You can see that when you look at the various issues, this is what we have been able to achieve. Our prayer and effort are aimed at getting all Nigerians to continue to love their country, to continue to love one another, to continue to help one another irrespective of your tribe, religion, faith or belief.
The Christian community listens and tries to practise the admonition that we give them, contributing therefore to the peace and unity of the country. At the rally we had, we did fervent prayers. Do you think that with that sort of prayer and the way people believe in their country and love their country and want it to stay united and peaceful, do you think anything can happen in 2015?
Do you have regrets fighting for the unity of Nigeria?
I can assure you that fighting for Nigeria is still what I am doing now through the church, fighting for the progress and unity of Nigeria. I was doing it as a general, then a general politician but now I am doing it in the church.
How can Nigerians bring out the best from their leaders?
Of course, you pray for the leaders.

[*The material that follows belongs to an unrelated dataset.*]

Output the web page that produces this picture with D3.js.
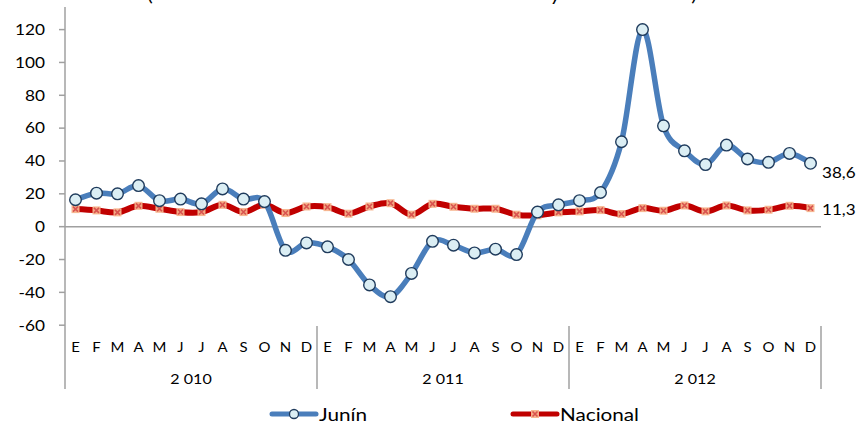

I was talking to you about Abacha earlier on. I said for all our leaders, you pray to God to grant them the wisdom, the courage and in fact the spirit to do the right thing for the country and for the people; not to think of themselves but the genuine well-being of the country, listening to any good advice and also making sure that God will give you the sort of wisdom that Solomon asked God for and God granted him to be able to rule his people correctly.